**Your instructions**
Carry none of the pictures over; write out the complete data exactly.
··· Information provided
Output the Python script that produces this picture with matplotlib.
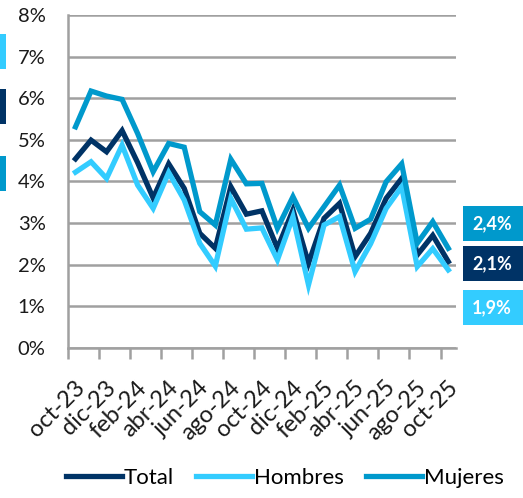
import matplotlib
matplotlib.use("Agg")
import matplotlib.pyplot as plt
from matplotlib.patches import Rectangle
from matplotlib.ticker import FixedLocator
from matplotlib.transforms import ScaledTranslation

plt.rcParams['font.family'] = ['Lato', 'DejaVu Sans']

# monthly oct-23 .. oct-25
months = ["oct-23", "nov-23", "dic-23", "ene-24", "feb-24", "mar-24", "abr-24", "may-24",
          "jun-24", "jul-24", "ago-24", "sep-24", "oct-24", "nov-24", "dic-24", "ene-25",
          "feb-25", "mar-25", "abr-25", "may-25", "jun-25", "jul-25", "ago-25", "sep-25", "oct-25"]

total = [4.54, 4.99, 4.71, 5.22, 4.45, 3.60, 4.42, 3.83, 2.75, 2.39, 3.87, 3.21, 3.29,
         2.39, 3.31, 2.03, 3.11, 3.47, 2.19, 2.75, 3.59, 4.07, 2.23, 2.70, 2.07]
hombres = [4.22, 4.47, 4.07, 4.87, 3.91, 3.35, 4.21, 3.55, 2.51, 1.96, 3.59, 2.85, 2.88,
           2.11, 3.15, 1.51, 2.95, 3.15, 1.83, 2.50, 3.35, 3.87, 1.95, 2.38, 1.87]
mujeres = [5.31, 6.17, 6.05, 5.97, 5.15, 4.23, 4.91, 4.82, 3.27, 2.95, 4.53, 3.94, 3.95,
           2.87, 3.63, 2.87, 3.39, 3.91, 2.87, 3.09, 3.99, 4.42, 2.51, 3.03, 2.39]

series = [("Total", total, "#003366"),
          ("Hombres", hombres, "#33CCFF"),
          ("Mujeres", mujeres, "#0099CC")]

fig = plt.figure(figsize=(5.23, 4.98), dpi=100)
ax = fig.add_axes([0.1295, 0.3018, 0.7425, 0.6682])

x = list(range(len(months)))
for name, vals, col in series:
    ax.plot(x, vals, color=col, lw=3.8, label=name, solid_joinstyle="miter")

ax.set_xlim(-0.5, len(months) - 0.5)
ax.set_ylim(0, 8)
ax.set_yticks(range(0, 9))
ax.set_yticklabels([f"{v}%" for v in range(0, 9)], fontsize=14.5, color="#1a1a1a")
ax.yaxis.grid(True, color="#a0a0a0", lw=1.8)
ax.set_axisbelow(True)

ax.tick_params(axis="x", which="major", length=0, pad=26.5)
ax.xaxis.set_minor_locator(FixedLocator([i - 0.5 for i in range(0, len(months) + 1, 2)]))
ax.tick_params(axis="x", which="minor", length=8, width=1.8, color="#a0a0a0")
ax.tick_params(axis="y", length=0, pad=16)

# labels sit under every second month, nudged right like the original
ax.set_xticks(x[::2])
ax.set_xticklabels(months[::2], rotation=45, ha="right", va="center", rotation_mode="anchor",
                   fontsize=17, color="#1a1a1a")
shift = ScaledTranslation(6 / 100, 0, fig.dpi_scale_trans)
for lbl in ax.get_xticklabels():
    lbl.set_transform(lbl.get_transform() + shift)

for s in ["top", "right"]:
    ax.spines[s].set_visible(False)
for s in ["left", "bottom"]:
    ax.spines[s].set_color("#a0a0a0")
    ax.spines[s].set_linewidth(1.8)

# end-value boxes
boxes = [(mujeres[-1], "#0099CC", 206), (total[-1], "#003366", 246), (hombres[-1], "#33CCFF", 290)]
for val, col, ytop in boxes:
    y0 = 1 - (ytop + 35) / 498
    fig.patches.append(Rectangle((463 / 523, y0), 60 / 523, 35 / 498, transform=fig.transFigure,
                                 facecolor=col, edgecolor="none"))
    fig.text(492 / 523, y0 + 17.5 / 498, f"{val:.1f}%".replace(".", ","), color="white",
             fontsize=13, fontweight="bold", ha="center", va="center")

# cropped markers on left edge
for col, ytop in [("#33CCFF", 34), ("#003366", 89), ("#0099CC", 156)]:
    fig.patches.append(Rectangle((0, 1 - (ytop + 35) / 498), 6 / 523, 35 / 498,
                                 transform=fig.transFigure, facecolor=col, edgecolor="none"))

fig.legend(loc="center", bbox_to_anchor=(0.545, 0.04), ncol=3, frameon=False,
           fontsize=16, handlelength=2.5, handletextpad=0.1, columnspacing=1.0)

fig.savefig("out.png", dpi=100)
······
**Correct response**
Output the Python script that produces this picture with matplotlib.
import matplotlib
matplotlib.use("Agg")
import matplotlib.pyplot as plt
from matplotlib.patches import Rectangle
from matplotlib.ticker import FixedLocator
from matplotlib.transforms import ScaledTranslation

plt.rcParams['font.family'] = ['Lato', 'DejaVu Sans']

# monthly oct-23 .. oct-25
months = ["oct-23", "nov-23", "dic-23", "ene-24", "feb-24", "mar-24", "abr-24", "may-24",
          "jun-24", "jul-24", "ago-24", "sep-24", "oct-24", "nov-24", "dic-24", "ene-25",
          "feb-25", "mar-25", "abr-25", "may-25", "jun-25", "jul-25", "ago-25", "sep-25", "oct-25"]

total = [4.54, 4.99, 4.71, 5.22, 4.45, 3.60, 4.42, 3.83, 2.75, 2.39, 3.87, 3.21, 3.29,
         2.39, 3.31, 2.03, 3.11, 3.47, 2.19, 2.75, 3.59, 4.07, 2.23, 2.70, 2.07]
hombres = [4.22, 4.47, 4.07, 4.87, 3.91, 3.35, 4.21, 3.55, 2.51, 1.96, 3.59, 2.85, 2.88,
           2.11, 3.15, 1.51, 2.95, 3.15, 1.83, 2.50, 3.35, 3.87, 1.95, 2.38, 1.87]
mujeres = [5.31, 6.17, 6.05, 5.97, 5.15, 4.23, 4.91, 4.82, 3.27, 2.95, 4.53, 3.94, 3.95,
           2.87, 3.63, 2.87, 3.39, 3.91, 2.87, 3.09, 3.99, 4.42, 2.51, 3.03, 2.39]

series = [("Total", total, "#003366"),
          ("Hombres", hombres, "#33CCFF"),
          ("Mujeres", mujeres, "#0099CC")]

fig = plt.figure(figsize=(5.23, 4.98), dpi=100)
ax = fig.add_axes([0.1295, 0.3018, 0.7425, 0.6682])

x = list(range(len(months)))
for name, vals, col in series:
    ax.plot(x, vals, color=col, lw=3.8, label=name, solid_joinstyle="miter")

ax.set_xlim(-0.5, len(months) - 0.5)
ax.set_ylim(0, 8)
ax.set_yticks(range(0, 9))
ax.set_yticklabels([f"{v}%" for v in range(0, 9)], fontsize=14.5, color="#1a1a1a")
ax.yaxis.grid(True, color="#a0a0a0", lw=1.8)
ax.set_axisbelow(True)

ax.tick_params(axis="x", which="major", length=0, pad=26.5)
ax.xaxis.set_minor_locator(FixedLocator([i - 0.5 for i in range(0, len(months) + 1, 2)]))
ax.tick_params(axis="x", which="minor", length=8, width=1.8, color="#a0a0a0")
ax.tick_params(axis="y", length=0, pad=16)

# labels sit under every second month, nudged right like the original
ax.set_xticks(x[::2])
ax.set_xticklabels(months[::2], rotation=45, ha="right", va="center", rotation_mode="anchor",
                   fontsize=17, color="#1a1a1a")
shift = ScaledTranslation(6 / 100, 0, fig.dpi_scale_trans)
for lbl in ax.get_xticklabels():
    lbl.set_transform(lbl.get_transform() + shift)

for s in ["top", "right"]:
    ax.spines[s].set_visible(False)
for s in ["left", "bottom"]:
    ax.spines[s].set_color("#a0a0a0")
    ax.spines[s].set_linewidth(1.8)

# end-value boxes
boxes = [(mujeres[-1], "#0099CC", 206), (total[-1], "#003366", 246), (hombres[-1], "#33CCFF", 290)]
for val, col, ytop in boxes:
    y0 = 1 - (ytop + 35) / 498
    fig.patches.append(Rectangle((463 / 523, y0), 60 / 523, 35 / 498, transform=fig.transFigure,
                                 facecolor=col, edgecolor="none"))
    fig.text(492 / 523, y0 + 17.5 / 498, f"{val:.1f}%".replace(".", ","), color="white",
             fontsize=13, fontweight="bold", ha="center", va="center")

# cropped markers on left edge
for col, ytop in [("#33CCFF", 34), ("#003366", 89), ("#0099CC", 156)]:
    fig.patches.append(Rectangle((0, 1 - (ytop + 35) / 498), 6 / 523, 35 / 498,
                                 transform=fig.transFigure, facecolor=col, edgecolor="none"))

fig.legend(loc="center", bbox_to_anchor=(0.545, 0.04), ncol=3, frameon=False,
           fontsize=16, handlelength=2.5, handletextpad=0.1, columnspacing=1.0)

fig.savefig("out.png", dpi=100)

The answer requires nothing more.